Kane Williamson, who was left out on Saturday and is yet to make an appearance for Sunrisers Hyderabad this season, has declared that, after recovering from a niggle, he is fit and available for the next game. Williamson explained that his omission had a lot to do with the balance of the SRH side.
After a 735-run season in IPL 2018 where he skippered Sunrisers Hyderabad to the final, Kane Williamson’s 2019 season was reduced to just 9 appearances and he is, thus far, yet to play a single game in IPL 2020. An injury, skipper David Warner explained, was the reason behind Williamson’s omission in SRH’s first game versus RCB, and many thought the same might have been the reason behind the 30-year-old’s absence on Saturday, but speaking on the sidelines during the KKR clash, the Kiwi skipper’s revelations suggested otherwise.
In an interview with Danny Morrison on air where he indirectly seemed to express his dissent over being left out, Williamson said that his body was good and hinted that his omission in the second game was more tactical. The Kiwi skipper further declared that he was ‘fit, ready and available’ for SRH’s next encounter.
“Body is pretty fine. Yeah, obviously a small niggle early on but pretty fine at the moment. I’m available for the next match. Ready. I guess it’s always a balance between the players you pick and the areas you want to address and the surfaces you are presented with and the opposition, so there’s a lot (of thinking) that goes into making the decision,” Williamson said in an interview to the commentators on Saturday.
Morrison’s uncomfortable questions forced the other commentators to intervene and ask Williamson more ‘friendly’ questions and thus the 30-year-old was then asked about the pitches and conditions in the UAE. The former SRH skipper claimed that given the pitches will get older with time, it will be important for sides to adjust to the skiddy bounce. Adapting to conditions, the 30-year-old claimed, will be the key to success.
“Playing on just three grounds, we’ll see the wickets age throughout the competition, teams will have to adapt pretty quickly. And even on the same grounds, we’ve seen a mixture of scores. I think it’s adapting to the skiddy sort of low bounce. Every ground is different, but it’s great that we’re here and we’re able to get some cricket for all the fans out there,” explained the 30-year-old.

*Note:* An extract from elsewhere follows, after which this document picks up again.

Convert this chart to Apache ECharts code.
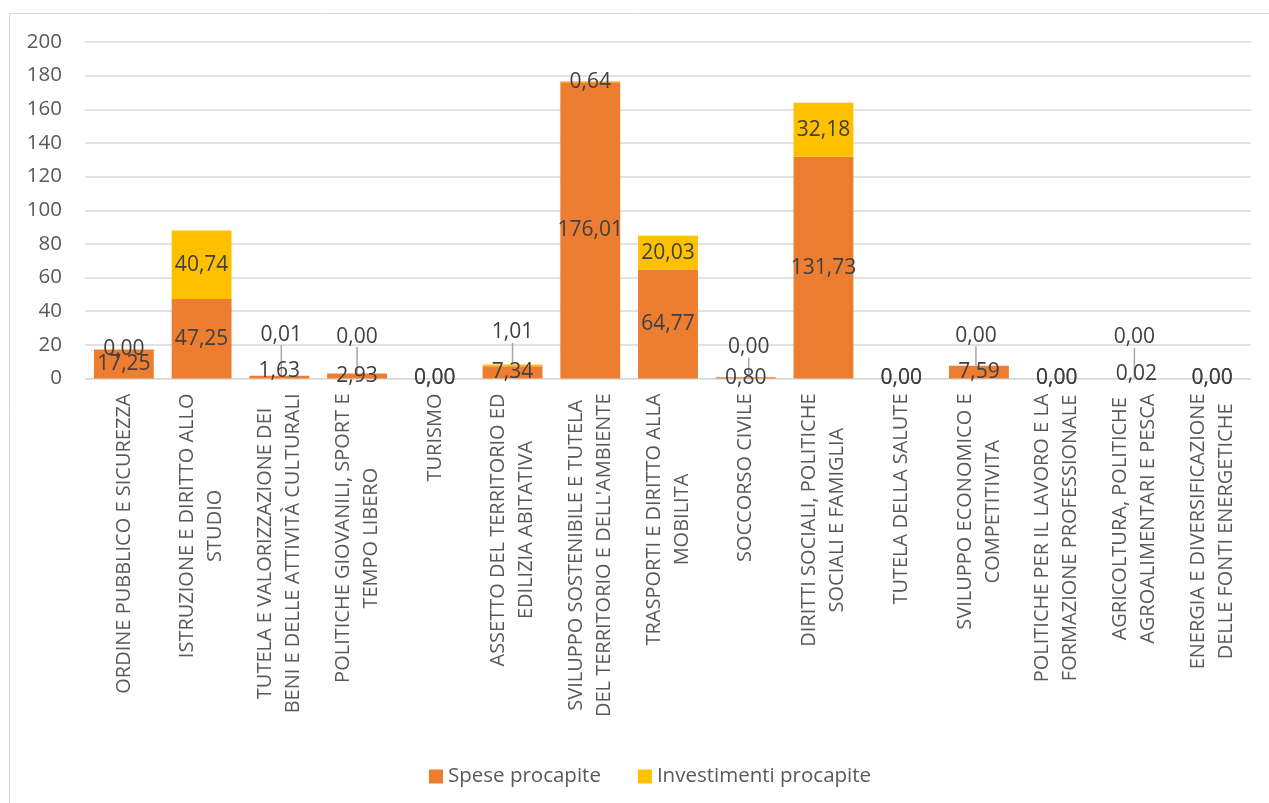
<!DOCTYPE html>
<html>
<head>
<meta charset="utf-8">
<script src="https://cdn.jsdelivr.net/npm/echarts@6/dist/echarts.min.js"></script>
<style>
  html, body { margin: 0; padding: 0; background: #ffffff; }
  #chart { width: 1269px; height: 803px; }
</style>
</head>
<body>
<div id="chart"></div>
<script>
// Missioni di bilancio (etichette già spezzate su due righe dove serve)
const categories = [
  'ORDINE PUBBLICO E SICUREZZA',
  'ISTRUZIONE E DIRITTO ALLO\nSTUDIO',
  'TUTELA E VALORIZZAZIONE DEI\nBENI E DELLE ATTIVITÀ CULTURALI',
  'POLITICHE GIOVANILI, SPORT E\nTEMPO LIBERO',
  'TURISMO',
  'ASSETTO DEL TERRITORIO ED\nEDILIZIA ABITATIVA',
  'SVILUPPO SOSTENIBILE E TUTELA\nDEL TERRITORIO E DELL\'AMBIENTE',
  'TRASPORTI E DIRITTO ALLA\nMOBILITA',
  'SOCCORSO CIVILE',
  'DIRITTI SOCIALI, POLITICHE\nSOCIALI E FAMIGLIA',
  'TUTELA DELLA SALUTE',
  'SVILUPPO ECONOMICO E\nCOMPETITIVITA',
  'POLITICHE PER IL LAVORO E LA\nFORMAZIONE PROFESSIONALE',
  'AGRICOLTURA, POLITICHE\nAGROALIMENTARI E PESCA',
  'ENERGIA E DIVERSIFICAZIONE\nDELLE FONTI ENERGETICHE'
];

// Valori pro capite (euro)
const spese = [17.25, 47.25, 1.63, 2.93, 0.00, 7.34, 176.01, 64.77, 0.80, 131.73, 0.00, 7.59, 0.00, 0.02, 0.00];
const investimenti = [0.00, 40.74, 0.01, 0.00, 0.00, 1.01, 0.64, 20.03, 0.00, 32.18, 0.00, 0.00, 0.00, 0.00, 0.00];

const yTicks = { min: 0, max: 200, step: 20 };

const seriesNames = ['Spese procapite', 'Investimenti procapite'];
const colors = ['#ED7D31', '#FFC000'];

const FONT = '"Open Sans", "DejaVu Sans", sans-serif';
const TEXT_GREY = '#595959';
const LABEL_DARK = '#404040';

// Spostamento (dx, dy) delle etichette che sui segmenti piccoli si sovrappongono
const spesaLabelShift = { 2: [0, -6], 13: [2, -4] };
const investLabelShift = { 2: [2, -41], 3: [0, -37], 5: [0, -33], 8: [3, -30], 11: [-3, -30], 13: [0, -41] };

const fmt = v => Number(v).toFixed(2).replace('.', ',');

function shiftLayout(map) {
  return function (params) {
    const s = map[params.dataIndex];
    return s ? { dx: s[0], dy: s[1] } : {};
  };
}

const chart = echarts.init(document.getElementById('chart'), null, { renderer: 'canvas' });

const option = {
  animation: false,
  backgroundColor: '#ffffff',
  textStyle: { fontFamily: FONT },
  graphic: [{
    type: 'rect',
    shape: { x: 9.5, y: 13.5, width: 1400, height: 900 },
    style: { fill: 'none', stroke: '#d9d9d9', lineWidth: 1 },
    silent: true,
    z: -1
  }],
  grid: { left: 85, right: 18, top: 42, bottom: 424.5, containLabel: false },
  legend: {
    data: seriesNames,
    top: 761,
    left: 424,
    itemWidth: 14,
    itemHeight: 14,
    itemGap: 37,
    icon: 'rect',
    textStyle: { fontFamily: FONT, fontSize: 20.5, color: TEXT_GREY, padding: [0, 0, 0, 0] }
  },
  xAxis: {
    type: 'category',
    data: categories,
    axisLine: { show: true, lineStyle: { color: '#d9d9d9', width: 1 } },
    axisTick: { show: false },
    axisLabel: {
      interval: 0,
      rotate: 90,
      margin: 15,
      color: TEXT_GREY,
      fontFamily: FONT,
      fontSize: 20,
      lineHeight: 28,
      formatter: function (value) {
        return value.split('\n').map(l => '{c|' + l + '}').join('\n');
      },
      rich: {
        c: { align: 'center', fontFamily: FONT, fontSize: 20, lineHeight: 28, color: TEXT_GREY }
      }
    }
  },
  yAxis: {
    type: 'value',
    min: yTicks.min,
    max: yTicks.max,
    interval: yTicks.step,
    axisLine: { show: false },
    axisTick: { show: false },
    splitLine: { lineStyle: { color: '#d9d9d9', width: 1.5 } },
    axisLabel: { color: TEXT_GREY, fontFamily: FONT, fontSize: 20.5, margin: 23 }
  },
  series: [
    {
      name: seriesNames[0],
      type: 'bar',
      stack: 'tot',
      data: spese,
      barWidth: '77%',
      itemStyle: { color: colors[0] },
      label: {
        show: true,
        position: 'inside',
        formatter: p => fmt(p.value),
        color: LABEL_DARK,
        fontFamily: FONT,
        fontSize: 21
      },
      labelLayout: shiftLayout(spesaLabelShift)
    },
    {
      name: seriesNames[1],
      type: 'bar',
      stack: 'tot',
      data: investimenti,
      barWidth: '77%',
      itemStyle: { color: colors[1] },
      label: {
        show: true,
        position: 'inside',
        formatter: p => fmt(p.value),
        color: LABEL_DARK,
        fontFamily: FONT,
        fontSize: 21
      },
      labelLine: { show: true, lineStyle: { color: '#a6a6a6', width: 1.5 } },
      labelLayout: shiftLayout(investLabelShift)
    }
  ]
};

chart.setOption(option);
</script>
</body>
</html>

Sunrisers Hyderabad have boasted of a historically weak middle-order, but it has particularly come under the scanner since the start of last season, where there has been an unhealthy over-reliance on Warner and Bairstow. Contrary to popular opinion, Williamson expressed his sympathy for the middle-order batters who, according to the 30-year-old, have always have had minimal opportunities to get their eye in and express themselves owing to the openers batting out a bulk of the overs.
“Guys have their roles and they’re trying to play it as well as they can. Last year, Davey and Jonny batted at the top of the order up until the 15th or 16th over, so the roles then have to change for the players that come in and sometimes the contributions might be not as big and the opportunity isn’t there and sometimes they are.
“As we know in T20 cricket, that’s always the challenge, you come in after a wicket and adjust to the conditions and make a contribution as large as you can.”
SRH have a quick turnaround and will play the third game of their season against Delhi Capitals in Abu Dhabi on Tuesday.